AMD's APU's can work in combintion with other AMD based cards.

So I went to buy a Gigabyte Geforce GTX 960 2GB.

Which is a Nvidia based card...

I plugged it into the PCI-e slot and I turned the PC on.

OK, now the desktop has two cards. One of those is set to the primary card and should show the output of the motherboard POSTing, output from plug in cards with their own firmware (e.g. RAID cards, NICs with PXE, ...) etc. etc.

I never installed a GPU, but my friend said that a BIOS is supposed to come up at start up, that never happened.

Yup, see above

I just did the next thing and put the CD in and it installed everything until it got to the NVidia Geforce Experience, it would not install for some reason.

I have the same experience with a GTX 960. Installing the driver bundle worked until it reached the NVidia Geforce Experience part. I had to log what it was trying to access over the net and cut and paste that URL manually into a browser. Strage enough it worked when I did that.

Regardless, the GFE is a nice add-on. It is not needed to get a working setup. You should be able to install just the required driver software and get output from the GTX 960 card. Depending on your OS you may also need to enable output to that card. In windows 7 you do that by right clicking on the desktop and selecting screen resolution.

That should show you a screen like this: Screenshot of windows 7 resolution

But first you need to have the right driver installed. Without that thhe card will either not output anything, or it will fall back to max 800x600.

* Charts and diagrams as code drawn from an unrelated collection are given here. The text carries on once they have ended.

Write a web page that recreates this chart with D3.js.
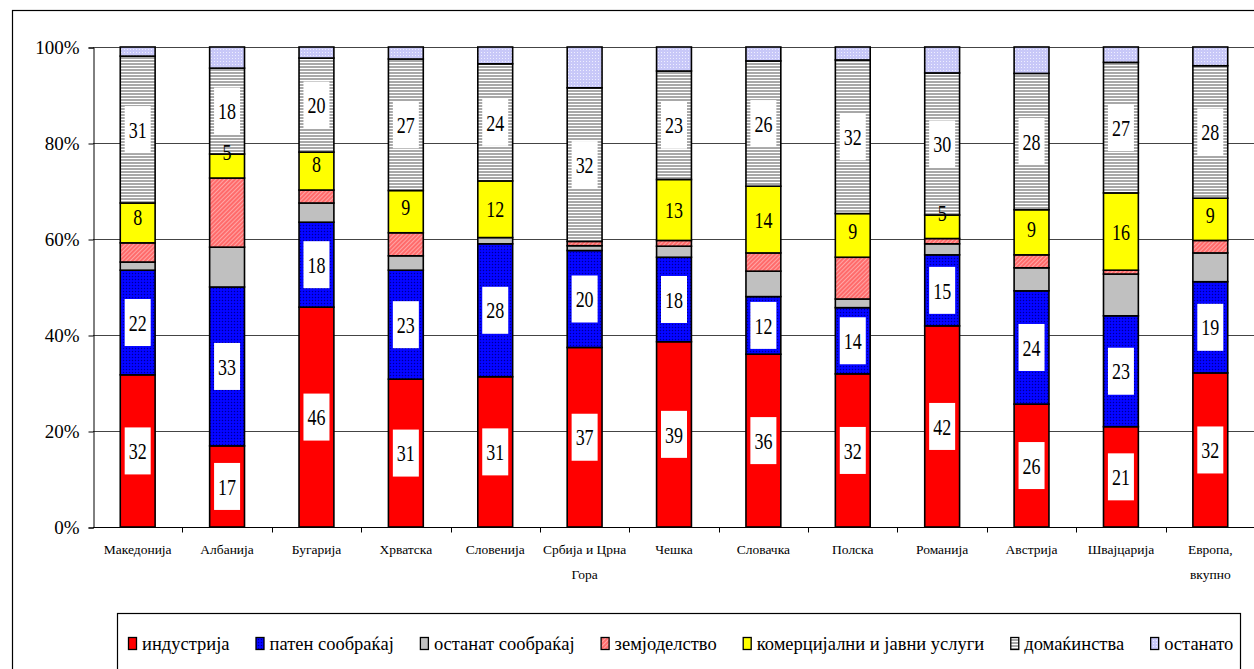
<!DOCTYPE html>
<html><head><meta charset="utf-8">
<script src="https://cdn.jsdelivr.net/npm/d3@7"></script>
<style>body{margin:0;background:#fff;} svg text{font-family:'Liberation Serif','Times New Roman',Times,Tinos,'DejaVu Serif',serif !important;}</style>
</head><body>
<script>
const categories = ["Македонија","Албанија","Бугарија","Хрватска","Словенија","Србија и Црна\nГора","Чешка","Словачка","Полска","Романија","Австрија","Швајцарија","Европа,\nвкупно"];
const seriesNames = ["индустрија","патен сообраќај","останат сообраќај","земјоделство","комерцијални и јавни услуги","домаќинства","останато"];
const industry       = [31.7, 16.9, 45.8, 30.8, 31.3, 37.4, 38.6, 36.0, 31.9, 41.9, 25.6, 20.9, 32.1];
const roadTransport  = [21.8, 33.1, 17.7, 22.7, 27.7, 20.2, 17.6, 12.0, 13.8, 14.8, 23.6, 23.1, 19.0];
const otherTransport = [1.7, 8.3, 4.0, 3.0, 1.3, 1.0, 2.3, 5.3, 1.8, 2.3, 4.8, 8.7, 6.0];
const agriculture    = [4.0, 14.4, 2.7, 4.8, 0.0, 0.9, 1.2, 3.8, 8.7, 1.1, 2.7, 0.8, 2.6];
const commercial     = [8.3, 5.0, 7.9, 8.8, 11.8, 0.0, 12.7, 13.9, 9.1, 4.9, 9.4, 16.1, 8.8];
const households     = [30.6, 17.9, 19.6, 27.4, 24.4, 32.0, 22.6, 26.1, 32.0, 29.6, 28.4, 27.2, 27.6];
const other          = [1.9, 4.4, 2.3, 2.5, 3.5, 8.5, 5.0, 2.9, 2.7, 5.4, 5.5, 3.2, 3.9];
const yTicks = [0, 0.2, 0.4, 0.6, 0.8, 1.0];

const FONT = "'Liberation Serif','Times New Roman',Times,Tinos,'DejaVu Serif',serif";
const seriesData = [industry, roadTransport, otherTransport, agriculture, commercial, households, other];
const fills = ["#FF0000","url(#pRoad)","#C0C0C0","url(#pAgri)","#FFFF00","url(#pHouse)","url(#pOther)"];
const labelled = [true, true, false, false, true, true, false];
const boxed = [true, true, false, false, false, true, false];

const W = 1254, H = 669;
const svg = d3.select("body").append("svg").attr("width", W).attr("height", H).attr("font-family", FONT);
const defs = svg.append("defs");
let p = defs.append("pattern").attr("id","pRoad").attr("patternUnits","userSpaceOnUse").attr("width",3).attr("height",3);
p.append("rect").attr("width",3).attr("height",3).attr("fill","#0000FF");
p.append("rect").attr("x",0).attr("y",0).attr("width",1).attr("height",1).attr("fill","#00008C");
p.append("rect").attr("x",1.5).attr("y",1.5).attr("width",1).attr("height",1).attr("fill","#1a1aff");
p = defs.append("pattern").attr("id","pAgri").attr("patternUnits","userSpaceOnUse").attr("width",3).attr("height",3).attr("patternTransform","rotate(45)");
p.append("rect").attr("width",3).attr("height",3).attr("fill","#FF6B6B");
p.append("rect").attr("width",1).attr("height",3).attr("fill","#FFA5A5");
p = defs.append("pattern").attr("id","pHouse").attr("patternUnits","userSpaceOnUse").attr("width",4).attr("height",3);
p.append("rect").attr("width",4).attr("height",3).attr("fill","#FFFFFF");
p.append("rect").attr("width",4).attr("height",2).attr("fill","#A8A8A8");
p = defs.append("pattern").attr("id","pOther").attr("patternUnits","userSpaceOnUse").attr("width",3).attr("height",3);
p.append("rect").attr("width",3).attr("height",3).attr("fill","#C8C8F8");
p.append("rect").attr("x",1).attr("y",1).attr("width",1).attr("height",1).attr("fill","#EEEEFF");

svg.append("rect").attr("x",12.5).attr("y",10.5).attr("width",1260).attr("height",700)
  .attr("fill","none").attr("stroke","#000").attr("stroke-width",1.2);

const plotL = 93, plotR = 1255, plotT = 47, plotB = 527;
const x = d3.scaleBand().domain(categories).range([plotL, plotR]).paddingInner(0.61).paddingOuter(0.305);
const y = d3.scaleLinear().domain([0,1]).range([plotB, plotT]);

svg.append("g").selectAll("line").data(yTicks.filter(t=>t>0)).join("line")
  .attr("x1", plotL).attr("x2", plotR).attr("y1", d=>Math.round(y(d))+0.5).attr("y2", d=>Math.round(y(d))+0.5)
  .attr("stroke","#444").attr("stroke-width",1);

const yAxis = d3.axisLeft(y).tickValues(yTicks).tickFormat(d3.format(".0%")).tickSize(5).tickPadding(9);
const gy = svg.append("g").attr("transform",`translate(${plotL+0.5},0.5)`).call(yAxis).attr("font-family", FONT);
gy.select(".domain").attr("stroke","#000");
gy.selectAll(".tick line").attr("stroke","#000");
gy.selectAll("text").attr("font-size","19px").attr("fill","#000");

const gx = svg.append("g").attr("transform",`translate(0,${plotB+0.5})`);
gx.append("line").attr("x1",plotL).attr("x2",plotR).attr("stroke","#000");
const bounds = categories.map((c)=> x(c) - x.step()*x.paddingInner()/2 + x.step());
gx.selectAll("line.tk").data(bounds).join("line").attr("class","tk")
  .attr("x1",d=>Math.round(d)+0.5).attr("x2",d=>Math.round(d)+0.5).attr("y1",0).attr("y2",5).attr("stroke","#000");
const xl = gx.selectAll("text.xl").data(categories).join("text").attr("class","xl")
  .attr("x", d=>x(d)+x.bandwidth()/2).attr("y", 26).attr("text-anchor","middle")
  .attr("font-size","13.5px").attr("fill","#000");
xl.each(function(d){
  const lines = d.split("\n");
  d3.select(this).selectAll("tspan").data(lines).join("tspan")
    .attr("x", x(d)+x.bandwidth()/2).attr("dy",(l,i)=> i===0 ? 0 : 25).text(l=>l);
});

const rows = categories.map((c,i)=>({cat:c, vals: seriesData.map(s=>s[i])}));
const stack = d3.stack().keys(d3.range(seriesData.length)).value((d,k)=>d.vals[k]).offset(d3.stackOffsetExpand);
const stacked = stack(rows);

const gBars = svg.append("g");
stacked.forEach((layer, k)=>{
  gBars.append("g").selectAll("rect").data(layer).join("rect")
    .attr("x", d=>x(d.data.cat)).attr("width", x.bandwidth())
    .attr("y", d=>y(d[1])).attr("height", d=>Math.max(0, y(d[0])-y(d[1])))
    .attr("fill", fills[k]).attr("stroke","#000").attr("stroke-width",1.6);
});

const gLab = svg.append("g");
stacked.forEach((layer, k)=>{
  if(!labelled[k]) return;
  layer.forEach((d)=>{
    const v = d.data.vals[k];
    if (v < 4.5) return;
    const bottom = y(d[0]), top = y(d[1]);
    const cy = Math.min((bottom+top)/2, bottom - 26);
    const cx = x(d.data.cat) + x.bandwidth()/2;
    const txt = String(Math.round(v));
    const g = gLab.append("g").attr("transform",`translate(${cx},${cy})`);
    if (boxed[k]) {
      const w = txt.length*9 + 8;
      g.append("rect").attr("x",-w/2).attr("y",-23.5).attr("width",w).attr("height",47).attr("fill","#fff");
    }
    g.append("text").attr("transform","scale(0.75,1)").attr("text-anchor","middle").attr("dy","0.34em")
      .attr("font-size","24px").attr("fill","#000").text(txt);
  });
});

svg.append("rect").attr("x",117.5).attr("y",613.5).attr("width",1123).attr("height",80)
  .attr("fill","#fff").attr("stroke","#000").attr("stroke-width",1.2);
const gLeg = svg.append("g");
let lx = 128;
seriesNames.forEach((name,k)=>{
  gLeg.append("rect").attr("x",lx+0.5).attr("y",637.5).attr("width",8).attr("height",12)
    .attr("fill",fills[k]).attr("stroke","#000").attr("stroke-width",1.3);
  const t = gLeg.append("text").attr("x",lx+14).attr("y",650).attr("font-size","18.5px").attr("fill","#000").text(name);
  lx = lx + 14 + t.node().getComputedTextLength() + 26;
});
</script>
</body></html>
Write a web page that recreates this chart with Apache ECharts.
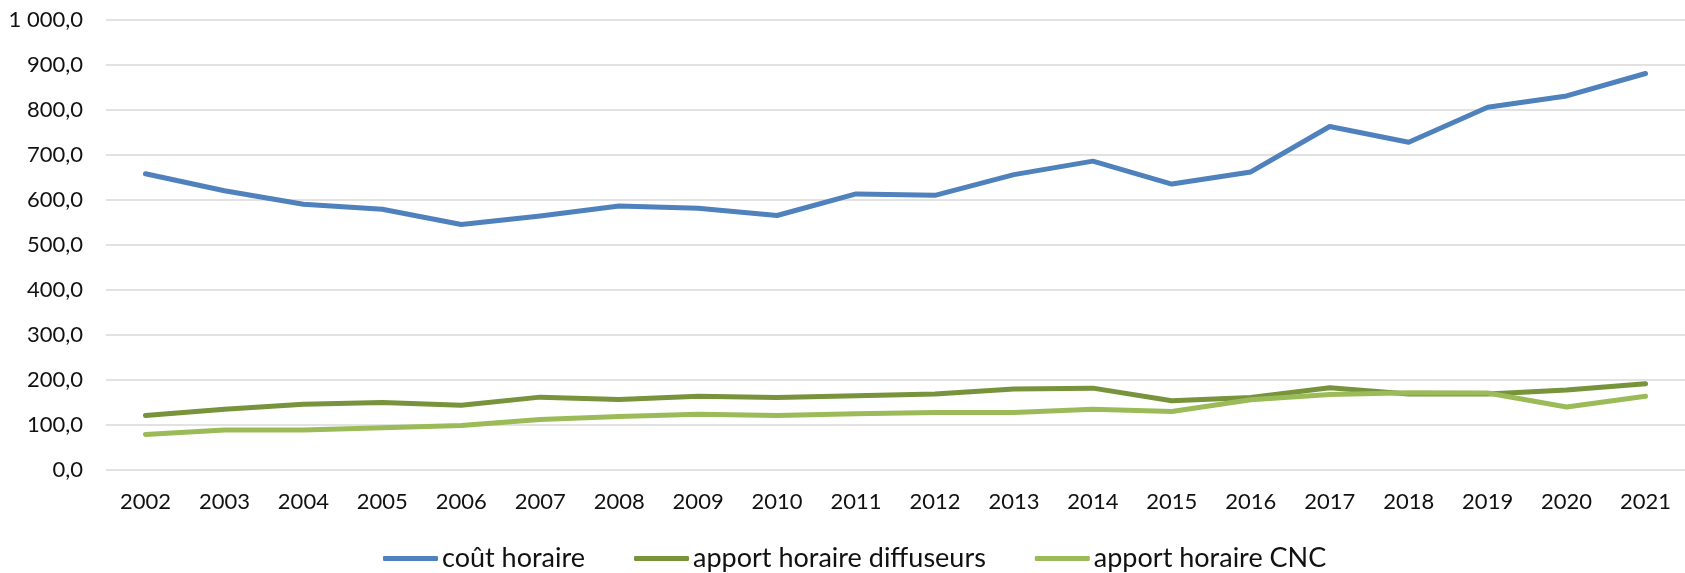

"Windows stopped this device because it found problems CODE 43".

This needs to be fixed first.

I tried disabling the Radeon, didn't work.

Correct. The problem is not in the Radeon. Disabling that will not change the 960's problem.

Now I am lost. My computer recognizes the card but does that mean that it's working? I don't know. Can Someone please help?

It recognises that a card is present. It recognises what type it is.
It still needs instructions on how to deal with that specific device (drivers).

Easiest solution at this point it to go to the device and either select to update the drivers (via windows automated searching), or update drivers and manually point it at the drivers on your CD, or to tell windows to look for hardware changes. The last should trigger the first action for the 960.